Given request: Quote all entries exactly, leaving pictures aside.

* BEGIN Data shown *

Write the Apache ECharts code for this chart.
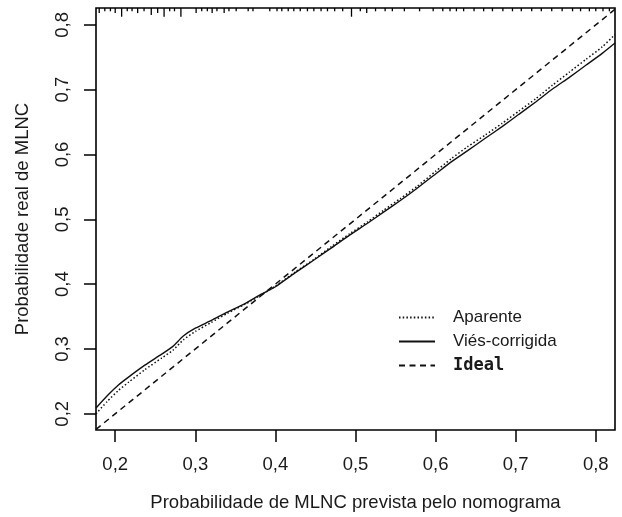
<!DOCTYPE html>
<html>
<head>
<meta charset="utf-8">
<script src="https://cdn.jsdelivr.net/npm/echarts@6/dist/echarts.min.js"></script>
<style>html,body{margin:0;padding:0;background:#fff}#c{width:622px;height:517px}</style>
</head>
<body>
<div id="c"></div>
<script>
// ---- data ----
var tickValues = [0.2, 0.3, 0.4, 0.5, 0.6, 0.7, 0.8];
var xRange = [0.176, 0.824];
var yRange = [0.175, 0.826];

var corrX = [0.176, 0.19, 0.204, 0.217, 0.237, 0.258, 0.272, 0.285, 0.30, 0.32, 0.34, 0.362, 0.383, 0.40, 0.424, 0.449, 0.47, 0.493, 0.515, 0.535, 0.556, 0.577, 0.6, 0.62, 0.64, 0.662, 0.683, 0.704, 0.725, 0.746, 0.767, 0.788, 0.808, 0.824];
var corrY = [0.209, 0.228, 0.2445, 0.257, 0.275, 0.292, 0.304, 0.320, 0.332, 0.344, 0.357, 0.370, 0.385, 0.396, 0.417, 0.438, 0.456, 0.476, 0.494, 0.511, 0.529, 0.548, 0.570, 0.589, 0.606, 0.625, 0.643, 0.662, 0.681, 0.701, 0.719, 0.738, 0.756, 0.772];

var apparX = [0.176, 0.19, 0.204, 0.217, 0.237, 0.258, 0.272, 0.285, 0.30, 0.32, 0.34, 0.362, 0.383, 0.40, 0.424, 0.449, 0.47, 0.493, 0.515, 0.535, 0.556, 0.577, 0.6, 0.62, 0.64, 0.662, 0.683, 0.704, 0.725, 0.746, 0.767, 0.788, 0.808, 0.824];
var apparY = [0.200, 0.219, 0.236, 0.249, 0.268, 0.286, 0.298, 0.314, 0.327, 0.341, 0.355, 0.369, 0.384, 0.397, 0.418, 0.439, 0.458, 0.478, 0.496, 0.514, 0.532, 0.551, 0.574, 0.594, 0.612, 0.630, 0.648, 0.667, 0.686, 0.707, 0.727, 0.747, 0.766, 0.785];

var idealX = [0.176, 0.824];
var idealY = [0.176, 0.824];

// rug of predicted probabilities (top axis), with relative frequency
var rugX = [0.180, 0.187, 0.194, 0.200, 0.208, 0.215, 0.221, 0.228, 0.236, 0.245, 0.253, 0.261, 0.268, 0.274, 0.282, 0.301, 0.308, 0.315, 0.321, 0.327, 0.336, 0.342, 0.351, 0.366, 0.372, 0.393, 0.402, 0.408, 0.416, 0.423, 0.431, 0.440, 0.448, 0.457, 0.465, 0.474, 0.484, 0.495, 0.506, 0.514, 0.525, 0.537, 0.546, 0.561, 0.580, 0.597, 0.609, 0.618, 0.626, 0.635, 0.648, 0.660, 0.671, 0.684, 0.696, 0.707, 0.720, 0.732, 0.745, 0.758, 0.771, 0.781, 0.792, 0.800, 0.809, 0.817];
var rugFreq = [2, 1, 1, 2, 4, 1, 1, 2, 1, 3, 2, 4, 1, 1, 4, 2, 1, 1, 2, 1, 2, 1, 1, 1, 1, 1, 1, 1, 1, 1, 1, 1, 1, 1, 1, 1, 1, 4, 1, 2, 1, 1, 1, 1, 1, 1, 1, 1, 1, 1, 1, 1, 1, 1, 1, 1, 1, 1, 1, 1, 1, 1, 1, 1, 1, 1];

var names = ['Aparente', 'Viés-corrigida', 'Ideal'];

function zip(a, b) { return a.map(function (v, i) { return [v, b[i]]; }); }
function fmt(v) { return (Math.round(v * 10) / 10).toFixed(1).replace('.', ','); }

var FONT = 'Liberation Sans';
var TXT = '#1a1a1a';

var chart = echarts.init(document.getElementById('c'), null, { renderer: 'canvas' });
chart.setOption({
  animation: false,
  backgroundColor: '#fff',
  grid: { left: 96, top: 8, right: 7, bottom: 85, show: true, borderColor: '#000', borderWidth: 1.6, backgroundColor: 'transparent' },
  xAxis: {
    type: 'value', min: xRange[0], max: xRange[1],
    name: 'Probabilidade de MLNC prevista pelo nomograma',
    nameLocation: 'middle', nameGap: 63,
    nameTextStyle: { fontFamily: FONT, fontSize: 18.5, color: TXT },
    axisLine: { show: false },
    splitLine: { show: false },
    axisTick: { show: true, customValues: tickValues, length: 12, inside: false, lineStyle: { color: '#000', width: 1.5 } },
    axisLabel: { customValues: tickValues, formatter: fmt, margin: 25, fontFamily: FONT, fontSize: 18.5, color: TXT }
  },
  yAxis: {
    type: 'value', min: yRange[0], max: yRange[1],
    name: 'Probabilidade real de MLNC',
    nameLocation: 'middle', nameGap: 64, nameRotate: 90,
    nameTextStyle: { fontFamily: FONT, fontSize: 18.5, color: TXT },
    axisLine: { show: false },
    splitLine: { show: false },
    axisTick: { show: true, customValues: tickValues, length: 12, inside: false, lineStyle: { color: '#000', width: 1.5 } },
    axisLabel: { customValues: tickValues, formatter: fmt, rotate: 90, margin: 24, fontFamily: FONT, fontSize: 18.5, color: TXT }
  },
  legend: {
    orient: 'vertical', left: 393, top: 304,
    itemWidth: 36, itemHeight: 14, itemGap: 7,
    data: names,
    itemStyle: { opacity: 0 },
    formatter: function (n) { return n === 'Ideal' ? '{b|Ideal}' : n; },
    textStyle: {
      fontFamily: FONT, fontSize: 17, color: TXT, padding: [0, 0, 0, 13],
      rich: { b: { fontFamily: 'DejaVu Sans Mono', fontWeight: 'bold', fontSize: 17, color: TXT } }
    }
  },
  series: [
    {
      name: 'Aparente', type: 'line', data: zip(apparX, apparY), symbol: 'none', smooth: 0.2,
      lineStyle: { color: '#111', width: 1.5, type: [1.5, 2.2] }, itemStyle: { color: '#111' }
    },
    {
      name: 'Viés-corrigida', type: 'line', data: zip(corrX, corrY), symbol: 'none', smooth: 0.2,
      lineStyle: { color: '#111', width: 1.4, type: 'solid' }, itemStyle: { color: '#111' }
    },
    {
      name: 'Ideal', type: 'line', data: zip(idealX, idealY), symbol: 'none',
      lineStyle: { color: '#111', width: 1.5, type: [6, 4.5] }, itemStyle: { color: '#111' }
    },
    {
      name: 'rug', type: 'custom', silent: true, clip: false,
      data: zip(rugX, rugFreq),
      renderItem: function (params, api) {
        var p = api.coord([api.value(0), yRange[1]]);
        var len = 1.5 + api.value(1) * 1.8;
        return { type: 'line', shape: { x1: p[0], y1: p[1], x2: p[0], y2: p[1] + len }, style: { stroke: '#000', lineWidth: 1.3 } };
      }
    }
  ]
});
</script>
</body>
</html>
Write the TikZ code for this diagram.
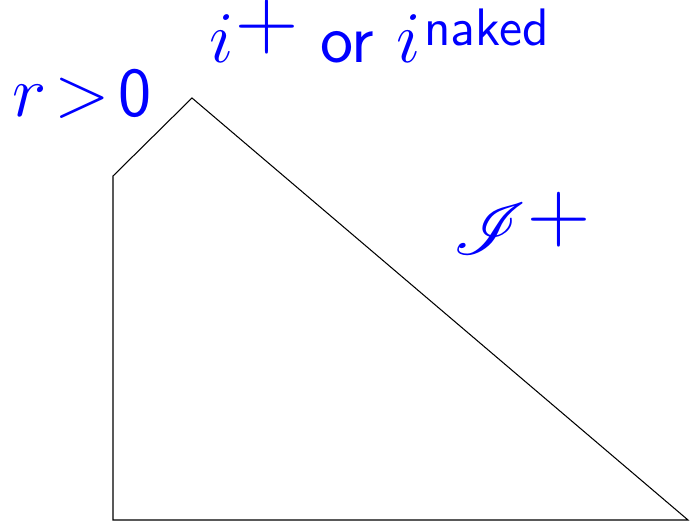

* END Data shown *

Written solution:
Write the Apache ECharts code for this chart.
<!DOCTYPE html>
<html>
<head>
<meta charset="utf-8">
<script src="https://cdn.jsdelivr.net/npm/echarts@6/dist/echarts.min.js"></script>
<style>html,body{margin:0;padding:0;background:#fff}#c{width:622px;height:517px}</style>
</head>
<body>
<div id="c"></div>
<script>
// ---- data ----
var tickValues = [0.2, 0.3, 0.4, 0.5, 0.6, 0.7, 0.8];
var xRange = [0.176, 0.824];
var yRange = [0.175, 0.826];

var corrX = [0.176, 0.19, 0.204, 0.217, 0.237, 0.258, 0.272, 0.285, 0.30, 0.32, 0.34, 0.362, 0.383, 0.40, 0.424, 0.449, 0.47, 0.493, 0.515, 0.535, 0.556, 0.577, 0.6, 0.62, 0.64, 0.662, 0.683, 0.704, 0.725, 0.746, 0.767, 0.788, 0.808, 0.824];
var corrY = [0.209, 0.228, 0.2445, 0.257, 0.275, 0.292, 0.304, 0.320, 0.332, 0.344, 0.357, 0.370, 0.385, 0.396, 0.417, 0.438, 0.456, 0.476, 0.494, 0.511, 0.529, 0.548, 0.570, 0.589, 0.606, 0.625, 0.643, 0.662, 0.681, 0.701, 0.719, 0.738, 0.756, 0.772];

var apparX = [0.176, 0.19, 0.204, 0.217, 0.237, 0.258, 0.272, 0.285, 0.30, 0.32, 0.34, 0.362, 0.383, 0.40, 0.424, 0.449, 0.47, 0.493, 0.515, 0.535, 0.556, 0.577, 0.6, 0.62, 0.64, 0.662, 0.683, 0.704, 0.725, 0.746, 0.767, 0.788, 0.808, 0.824];
var apparY = [0.200, 0.219, 0.236, 0.249, 0.268, 0.286, 0.298, 0.314, 0.327, 0.341, 0.355, 0.369, 0.384, 0.397, 0.418, 0.439, 0.458, 0.478, 0.496, 0.514, 0.532, 0.551, 0.574, 0.594, 0.612, 0.630, 0.648, 0.667, 0.686, 0.707, 0.727, 0.747, 0.766, 0.785];

var idealX = [0.176, 0.824];
var idealY = [0.176, 0.824];

// rug of predicted probabilities (top axis), with relative frequency
var rugX = [0.180, 0.187, 0.194, 0.200, 0.208, 0.215, 0.221, 0.228, 0.236, 0.245, 0.253, 0.261, 0.268, 0.274, 0.282, 0.301, 0.308, 0.315, 0.321, 0.327, 0.336, 0.342, 0.351, 0.366, 0.372, 0.393, 0.402, 0.408, 0.416, 0.423, 0.431, 0.440, 0.448, 0.457, 0.465, 0.474, 0.484, 0.495, 0.506, 0.514, 0.525, 0.537, 0.546, 0.561, 0.580, 0.597, 0.609, 0.618, 0.626, 0.635, 0.648, 0.660, 0.671, 0.684, 0.696, 0.707, 0.720, 0.732, 0.745, 0.758, 0.771, 0.781, 0.792, 0.800, 0.809, 0.817];
var rugFreq = [2, 1, 1, 2, 4, 1, 1, 2, 1, 3, 2, 4, 1, 1, 4, 2, 1, 1, 2, 1, 2, 1, 1, 1, 1, 1, 1, 1, 1, 1, 1, 1, 1, 1, 1, 1, 1, 4, 1, 2, 1, 1, 1, 1, 1, 1, 1, 1, 1, 1, 1, 1, 1, 1, 1, 1, 1, 1, 1, 1, 1, 1, 1, 1, 1, 1];

var names = ['Aparente', 'Viés-corrigida', 'Ideal'];

function zip(a, b) { return a.map(function (v, i) { return [v, b[i]]; }); }
function fmt(v) { return (Math.round(v * 10) / 10).toFixed(1).replace('.', ','); }

var FONT = 'Liberation Sans';
var TXT = '#1a1a1a';

var chart = echarts.init(document.getElementById('c'), null, { renderer: 'canvas' });
chart.setOption({
  animation: false,
  backgroundColor: '#fff',
  grid: { left: 96, top: 8, right: 7, bottom: 85, show: true, borderColor: '#000', borderWidth: 1.6, backgroundColor: 'transparent' },
  xAxis: {
    type: 'value', min: xRange[0], max: xRange[1],
    name: 'Probabilidade de MLNC prevista pelo nomograma',
    nameLocation: 'middle', nameGap: 63,
    nameTextStyle: { fontFamily: FONT, fontSize: 18.5, color: TXT },
    axisLine: { show: false },
    splitLine: { show: false },
    axisTick: { show: true, customValues: tickValues, length: 12, inside: false, lineStyle: { color: '#000', width: 1.5 } },
    axisLabel: { customValues: tickValues, formatter: fmt, margin: 25, fontFamily: FONT, fontSize: 18.5, color: TXT }
  },
  yAxis: {
    type: 'value', min: yRange[0], max: yRange[1],
    name: 'Probabilidade real de MLNC',
    nameLocation: 'middle', nameGap: 64, nameRotate: 90,
    nameTextStyle: { fontFamily: FONT, fontSize: 18.5, color: TXT },
    axisLine: { show: false },
    splitLine: { show: false },
    axisTick: { show: true, customValues: tickValues, length: 12, inside: false, lineStyle: { color: '#000', width: 1.5 } },
    axisLabel: { customValues: tickValues, formatter: fmt, rotate: 90, margin: 24, fontFamily: FONT, fontSize: 18.5, color: TXT }
  },
  legend: {
    orient: 'vertical', left: 393, top: 304,
    itemWidth: 36, itemHeight: 14, itemGap: 7,
    data: names,
    itemStyle: { opacity: 0 },
    formatter: function (n) { return n === 'Ideal' ? '{b|Ideal}' : n; },
    textStyle: {
      fontFamily: FONT, fontSize: 17, color: TXT, padding: [0, 0, 0, 13],
      rich: { b: { fontFamily: 'DejaVu Sans Mono', fontWeight: 'bold', fontSize: 17, color: TXT } }
    }
  },
  series: [
    {
      name: 'Aparente', type: 'line', data: zip(apparX, apparY), symbol: 'none', smooth: 0.2,
      lineStyle: { color: '#111', width: 1.5, type: [1.5, 2.2] }, itemStyle: { color: '#111' }
    },
    {
      name: 'Viés-corrigida', type: 'line', data: zip(corrX, corrY), symbol: 'none', smooth: 0.2,
      lineStyle: { color: '#111', width: 1.4, type: 'solid' }, itemStyle: { color: '#111' }
    },
    {
      name: 'Ideal', type: 'line', data: zip(idealX, idealY), symbol: 'none',
      lineStyle: { color: '#111', width: 1.5, type: [6, 4.5] }, itemStyle: { color: '#111' }
    },
    {
      name: 'rug', type: 'custom', silent: true, clip: false,
      data: zip(rugX, rugFreq),
      renderItem: function (params, api) {
        var p = api.coord([api.value(0), yRange[1]]);
        var len = 1.5 + api.value(1) * 1.8;
        return { type: 'line', shape: { x1: p[0], y1: p[1], x2: p[0], y2: p[1] + len }, style: { stroke: '#000', lineWidth: 1.3 } };
      }
    }
  ]
});
</script>
</body>
</html>
Write the TikZ code for this diagram.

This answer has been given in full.